Elixir anagram-generation library
Elixir
Latest commit fc6e679 Jul 29, 2016 @nathanl Fix some compiler warnings
Permalink
Failed to load latest commit information.
config
lib
test
tmp
.gitignore
README.md
TODO.md
mix.exs
mix.lock

README.md

Swappy

Fast, customizable, Elixir-based anagram generator.

Trying It Out

Assuming you have Elixir installed, you can clone this repo, mix deps.get and mix help generate_anagrams.

Installing As a Project Dependency

Swappy is available via Hex. To use it in a project:

Add Swappy to your list of dependencies in mix.exs:

def deps do
  [{:swappy, "~> 0.0.1"}]
end

Ensure Swappy is started before your application:

def application do
  [applications: [:swappy]]
end

Basic Module Usage

defmodule MyAnagramGenerator do
  use Swappy
end

anagrams = MyAnagramGenerator.anagrams_of("batman") # uses a default wordlist
# or
anagrams = MyAnagramGenerator.anagrams_of("batman", %{wordlist: ["bat", "tab", "man", "cat"]})

The wordlist is a list of words you consider valid. This is fine for playing around in the console, but since your wordlist requires some processing before Swappy can use it to generate anagrams, you'll get better performance if you let Swappy do that at compilation time.

You can limit the number of results generated like:

anagrams = MyAnagramGenerator.anagrams_of(some_string, %{limit: 10})

Compiling Custom Wordlists

If you want your module to use one or more custom word lists, set @wordlists in your module to be a map of wordlists before calling use Swappy.

The keys of your map will be the names of the wordlists, and the values can be lists, filenames, or a mixture of both. For example:

You can do that as follows:

defmodule SwappyUser do
  @wordlists %{
    tiny: ["pares", "parse", "pears", "reaps", "spare", "spear"],
    tiny_spanish: ["mañana", "maña", "na", "mana", "ña"],
    foody: "test/foody_wordlist.txt"
  }

  use Swappy
end

You can pass the name of the wordlist to use when generating anagrams: SwappyUser.anagrams_of("pares", %{wordlist: :tiny}). If no wordlist name is given, :default is assumed. If your map includes a :default, it will take the place of the one included with Swappy.

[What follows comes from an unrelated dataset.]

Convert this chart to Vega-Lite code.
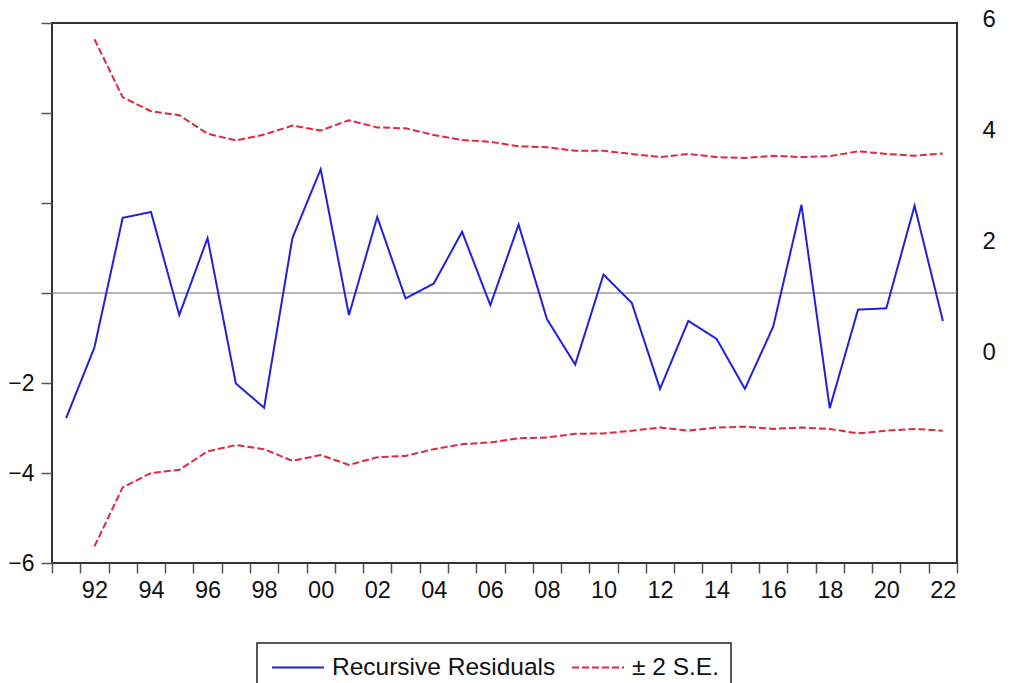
{
  "$schema": "https://vega.github.io/schema/vega-lite/v6.json",
  "width": 905,
  "height": 540,
  "autosize": {"type": "none"},
  "padding": {"left": 52, "top": 23, "right": 53, "bottom": 120},
  "background": "white",
  "config": {
    "view": {"stroke": "#333333", "strokeWidth": 2},
    "font": "Liberation Sans",
    "axis": {"labelFont": "Liberation Sans", "labelColor": "#111111", "grid": false},
    "legend": {
      "orient": "none",
      "legendX": 205,
      "legendY": 620,
      "direction": "horizontal",
      "strokeColor": "#222222",
      "strokeWidth": 1.5,
      "padding": 12,
      "symbolType": "M-2.26,0H2.26",
      "symbolSize": 529,
      "symbolStrokeWidth": 2,
      "symbolOffset": 16.5,
      "labelFont": "Liberation Sans",
      "labelFontSize": 24.5,
      "labelColor": "#111111",
      "labelOffset": 21.5,
      "labelLimit": 400,
      "columnPadding": 12
    }
  },
  "data": {
    "values": [
      {"year": 1991, "value": -2.78, "series": "Recursive Residuals", "part": "res"},
      {"year": 1992, "value": -1.21, "series": "Recursive Residuals", "part": "res"},
      {"year": 1993, "value": 1.67, "series": "Recursive Residuals", "part": "res"},
      {"year": 1994, "value": 1.80, "series": "Recursive Residuals", "part": "res"},
      {"year": 1995, "value": -0.49, "series": "Recursive Residuals", "part": "res"},
      {"year": 1996, "value": 1.22, "series": "Recursive Residuals", "part": "res"},
      {"year": 1997, "value": -2.01, "series": "Recursive Residuals", "part": "res"},
      {"year": 1998, "value": -2.55, "series": "Recursive Residuals", "part": "res"},
      {"year": 1999, "value": 1.22, "series": "Recursive Residuals", "part": "res"},
      {"year": 2000, "value": 2.75, "series": "Recursive Residuals", "part": "res"},
      {"year": 2001, "value": -0.49, "series": "Recursive Residuals", "part": "res"},
      {"year": 2002, "value": 1.69, "series": "Recursive Residuals", "part": "res"},
      {"year": 2003, "value": -0.12, "series": "Recursive Residuals", "part": "res"},
      {"year": 2004, "value": 0.21, "series": "Recursive Residuals", "part": "res"},
      {"year": 2005, "value": 1.36, "series": "Recursive Residuals", "part": "res"},
      {"year": 2006, "value": -0.27, "series": "Recursive Residuals", "part": "res"},
      {"year": 2007, "value": 1.52, "series": "Recursive Residuals", "part": "res"},
      {"year": 2008, "value": -0.58, "series": "Recursive Residuals", "part": "res"},
      {"year": 2009, "value": -1.59, "series": "Recursive Residuals", "part": "res"},
      {"year": 2010, "value": 0.41, "series": "Recursive Residuals", "part": "res"},
      {"year": 2011, "value": -0.22, "series": "Recursive Residuals", "part": "res"},
      {"year": 2012, "value": -2.13, "series": "Recursive Residuals", "part": "res"},
      {"year": 2013, "value": -0.62, "series": "Recursive Residuals", "part": "res"},
      {"year": 2014, "value": -1.02, "series": "Recursive Residuals", "part": "res"},
      {"year": 2015, "value": -2.13, "series": "Recursive Residuals", "part": "res"},
      {"year": 2016, "value": -0.75, "series": "Recursive Residuals", "part": "res"},
      {"year": 2017, "value": 1.96, "series": "Recursive Residuals", "part": "res"},
      {"year": 2018, "value": -2.56, "series": "Recursive Residuals", "part": "res"},
      {"year": 2019, "value": -0.37, "series": "Recursive Residuals", "part": "res"},
      {"year": 2020, "value": -0.34, "series": "Recursive Residuals", "part": "res"},
      {"year": 2021, "value": 1.94, "series": "Recursive Residuals", "part": "res"},
      {"year": 2022, "value": -0.62, "series": "Recursive Residuals", "part": "res"},
      {"year": 1992, "value": 5.64, "series": "± 2 S.E.", "part": "upper"},
      {"year": 1993, "value": 4.35, "series": "± 2 S.E.", "part": "upper"},
      {"year": 1994, "value": 4.04, "series": "± 2 S.E.", "part": "upper"},
      {"year": 1995, "value": 3.95, "series": "± 2 S.E.", "part": "upper"},
      {"year": 1996, "value": 3.54, "series": "± 2 S.E.", "part": "upper"},
      {"year": 1997, "value": 3.39, "series": "± 2 S.E.", "part": "upper"},
      {"year": 1998, "value": 3.52, "series": "± 2 S.E.", "part": "upper"},
      {"year": 1999, "value": 3.72, "series": "± 2 S.E.", "part": "upper"},
      {"year": 2000, "value": 3.61, "series": "± 2 S.E.", "part": "upper"},
      {"year": 2001, "value": 3.84, "series": "± 2 S.E.", "part": "upper"},
      {"year": 2002, "value": 3.68, "series": "± 2 S.E.", "part": "upper"},
      {"year": 2003, "value": 3.66, "series": "± 2 S.E.", "part": "upper"},
      {"year": 2004, "value": 3.51, "series": "± 2 S.E.", "part": "upper"},
      {"year": 2005, "value": 3.40, "series": "± 2 S.E.", "part": "upper"},
      {"year": 2006, "value": 3.36, "series": "± 2 S.E.", "part": "upper"},
      {"year": 2007, "value": 3.26, "series": "± 2 S.E.", "part": "upper"},
      {"year": 2008, "value": 3.24, "series": "± 2 S.E.", "part": "upper"},
      {"year": 2009, "value": 3.16, "series": "± 2 S.E.", "part": "upper"},
      {"year": 2010, "value": 3.16, "series": "± 2 S.E.", "part": "upper"},
      {"year": 2011, "value": 3.09, "series": "± 2 S.E.", "part": "upper"},
      {"year": 2012, "value": 3.02, "series": "± 2 S.E.", "part": "upper"},
      {"year": 2013, "value": 3.09, "series": "± 2 S.E.", "part": "upper"},
      {"year": 2014, "value": 3.02, "series": "± 2 S.E.", "part": "upper"},
      {"year": 2015, "value": 3.00, "series": "± 2 S.E.", "part": "upper"},
      {"year": 2016, "value": 3.05, "series": "± 2 S.E.", "part": "upper"},
      {"year": 2017, "value": 3.02, "series": "± 2 S.E.", "part": "upper"},
      {"year": 2018, "value": 3.04, "series": "± 2 S.E.", "part": "upper"},
      {"year": 2019, "value": 3.15, "series": "± 2 S.E.", "part": "upper"},
      {"year": 2020, "value": 3.09, "series": "± 2 S.E.", "part": "upper"},
      {"year": 2021, "value": 3.05, "series": "± 2 S.E.", "part": "upper"},
      {"year": 2022, "value": 3.10, "series": "± 2 S.E.", "part": "upper"},
      {"year": 1992, "value": -5.63, "series": "± 2 S.E.", "part": "lower"},
      {"year": 1993, "value": -4.32, "series": "± 2 S.E.", "part": "lower"},
      {"year": 1994, "value": -4.00, "series": "± 2 S.E.", "part": "lower"},
      {"year": 1995, "value": -3.93, "series": "± 2 S.E.", "part": "lower"},
      {"year": 1996, "value": -3.52, "series": "± 2 S.E.", "part": "lower"},
      {"year": 1997, "value": -3.38, "series": "± 2 S.E.", "part": "lower"},
      {"year": 1998, "value": -3.47, "series": "± 2 S.E.", "part": "lower"},
      {"year": 1999, "value": -3.73, "series": "± 2 S.E.", "part": "lower"},
      {"year": 2000, "value": -3.60, "series": "± 2 S.E.", "part": "lower"},
      {"year": 2001, "value": -3.82, "series": "± 2 S.E.", "part": "lower"},
      {"year": 2002, "value": -3.65, "series": "± 2 S.E.", "part": "lower"},
      {"year": 2003, "value": -3.62, "series": "± 2 S.E.", "part": "lower"},
      {"year": 2004, "value": -3.47, "series": "± 2 S.E.", "part": "lower"},
      {"year": 2005, "value": -3.36, "series": "± 2 S.E.", "part": "lower"},
      {"year": 2006, "value": -3.32, "series": "± 2 S.E.", "part": "lower"},
      {"year": 2007, "value": -3.23, "series": "± 2 S.E.", "part": "lower"},
      {"year": 2008, "value": -3.21, "series": "± 2 S.E.", "part": "lower"},
      {"year": 2009, "value": -3.13, "series": "± 2 S.E.", "part": "lower"},
      {"year": 2010, "value": -3.12, "series": "± 2 S.E.", "part": "lower"},
      {"year": 2011, "value": -3.06, "series": "± 2 S.E.", "part": "lower"},
      {"year": 2012, "value": -2.99, "series": "± 2 S.E.", "part": "lower"},
      {"year": 2013, "value": -3.06, "series": "± 2 S.E.", "part": "lower"},
      {"year": 2014, "value": -2.99, "series": "± 2 S.E.", "part": "lower"},
      {"year": 2015, "value": -2.97, "series": "± 2 S.E.", "part": "lower"},
      {"year": 2016, "value": -3.02, "series": "± 2 S.E.", "part": "lower"},
      {"year": 2017, "value": -2.99, "series": "± 2 S.E.", "part": "lower"},
      {"year": 2018, "value": -3.02, "series": "± 2 S.E.", "part": "lower"},
      {"year": 2019, "value": -3.12, "series": "± 2 S.E.", "part": "lower"},
      {"year": 2020, "value": -3.06, "series": "± 2 S.E.", "part": "lower"},
      {"year": 2021, "value": -3.02, "series": "± 2 S.E.", "part": "lower"},
      {"year": 2022, "value": -3.06, "series": "± 2 S.E.", "part": "lower"}
    ]
  },
  "layer": [
    {
      "layer": [
        {
          "data": {"values": [{"value": 0}]},
          "mark": {"type": "rule", "color": "#6e6e6e", "strokeWidth": 1},
          "encoding": {
            "y": {
              "field": "value", "type": "quantitative",
              "scale": {"domain": [-6, 6], "nice": false, "zero": false},
              "axis": {
                "title": null,
                "domain": false,
                "values": [-6, -4, -2, 0, 2, 4, 6],
                "labelExpr": "datum.value < 0 ? datum.label : ''",
                "labelFontSize": 23,
                "labelPadding": 7,
                "tickSize": 11,
                "tickColor": "#555555",
                "tickWidth": 1.5
              }
            }
          }
        },
        {
          "mark": {"type": "line", "strokeWidth": 2, "clip": true},
          "encoding": {
            "x": {
              "field": "year", "type": "quantitative",
              "scale": {"domain": [1990.5, 2022.5], "nice": false, "zero": false},
              "axis": {
                "title": null,
                "domain": false,
                "values": [1990.5, 1991.5, 1992.5, 1993.5, 1994.5, 1995.5, 1996.5, 1997.5, 1998.5, 1999.5, 2000.5, 2001.5, 2002.5, 2003.5, 2004.5, 2005.5, 2006.5, 2007.5, 2008.5, 2009.5, 2010.5, 2011.5, 2012.5, 2013.5, 2014.5, 2015.5, 2016.5, 2017.5, 2018.5, 2019.5, 2020.5, 2021.5, 2022.5],
                "labelExpr": "(datum.value + 0.5) % 2 == 0 ? slice(toString(datum.value + 0.5), 2) : ''",
                "labelOffset": 14.1,
                "labelFlush": false,
                "labelOverlap": false,
                "labelFontSize": 23.5,
                "labelPadding": 5,
                "tickSize": 10,
                "tickColor": "#555555",
                "tickWidth": 1.5
              }
            },
            "y": {
              "field": "value", "type": "quantitative",
              "scale": {"domain": [-6, 6], "nice": false, "zero": false},
              "axis": {
                "title": null,
                "domain": false,
                "values": [-6, -4, -2, 0, 2, 4, 6],
                "labelExpr": "datum.value < 0 ? datum.label : ''",
                "labelFontSize": 23,
                "labelPadding": 7,
                "tickSize": 11,
                "tickColor": "#555555",
                "tickWidth": 1.5
              }
            },
            "detail": {"field": "part"},
            "color": {
              "field": "series", "type": "nominal",
              "scale": {"domain": ["Recursive Residuals", "± 2 S.E."], "range": ["#2020e0", "#e0283f"]},
              "legend": {"title": null}
            },
            "strokeDash": {
              "field": "series", "type": "nominal",
              "scale": {"domain": ["Recursive Residuals", "± 2 S.E."], "range": [[1, 0], [7, 3]]},
              "legend": {"title": null}
            }
          }
        }
      ]
    },
    {
      "data": {"values": [{"tick": 0}, {"tick": 2}, {"tick": 4}, {"tick": 6}]},
      "mark": {"type": "rule", "opacity": 0},
      "encoding": {
        "y": {
          "field": "tick", "type": "quantitative",
          "scale": {"domain": [-3.71, 6.02], "nice": false, "zero": false},
          "axis": {
            "orient": "right",
            "title": null,
            "domain": false,
            "ticks": false,
            "values": [0, 2, 4, 6],
            "labelFontSize": 24,
            "labelPadding": 25,
            "labelOffset": -4.6,
            "labelColor": "#111111"
          }
        }
      }
    }
  ],
  "resolve": {"scale": {"y": "independent"}, "axis": {"y": "independent"}}
}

If you use a limit, the words at the start of your wordlist will be more likely to show up than the words at the end (though this isn't perfect yet).

Legal Characters

You can also customize which characters Swappy considers "legal" for the purposes of comparison. "Illegal" characters are not considered when deciding how things can be rearranged, but can still show up in your anagrams.

For instance, the default list of legal characters is just a through z, which does not include apostrophes. Therefore, Swappy would consider that "i'm" could be rearranged to spell "mi", or vice versa. If ' were a legal character, you couldn't find anagrams of "I'm cool" unless the result also contained one apostrophe.

You can customize the list of legal characters by setting @legal_chars in your module to be a charlist before you use Swappy. For instance:

defmodule SwappyUser do
  @legal_chars 'abcdefghijklmnopqrstuvwxyz' ++ 'áéíóúüñ'

  use Swappy
end

About the Wordlist

If you want anagrams that include sports-related words, computer slang, or whatever appeals to you, you'll need to use a custom wordlist.

The wordlist you use has a huge effect on the number and quality of your anagrams, as well as the time it takes to generate them.

Some possible starting wordlists can be found at http://norvig.com/ngrams/.

However, you probably want to clean up whatever you use. In particular, every short word you supply vastly increases the number of anagrams generated. You want as few 1-letter and 2-letter words as you can have.

Some wordlists include things 'r' as a word, on the grounds that you can say "The word 'rake' starts with 'r'." However, having every individual letter considered a "word" makes the number of possible anagrams astronomical.

See mix help clean_up_english_dictionary for an opinionated filter, then make your own if you wish.

How This Works

(TODO - flesh out)

  • Take the input phrase and the dictionary
  • Go through each word in the dictionary and ask, "can I spell this word using what's in this phrase?" Eg, "hat" can't be spelled using "my cat" because there's no "h". "matt" can't either because there's only one "t".
  • ...
  • Find combinations of alphagrams that we can spell using the phrase. Eg, "hitstab" can be used to build the alphagram combo "hist abt" (like "hits tab") or "hit abst" ( "like "hit stab"). For each of those, we can expand each alphagram - eg, "abst" can spell the dictionary word "bats" or "tabs" or "stab", so "hit abst" can be expanded to "hit bats" and "hit tabs" and "hit stab".

Development

Whatever else you do, check mix performance to ensure that anagram generation speed does not degrade.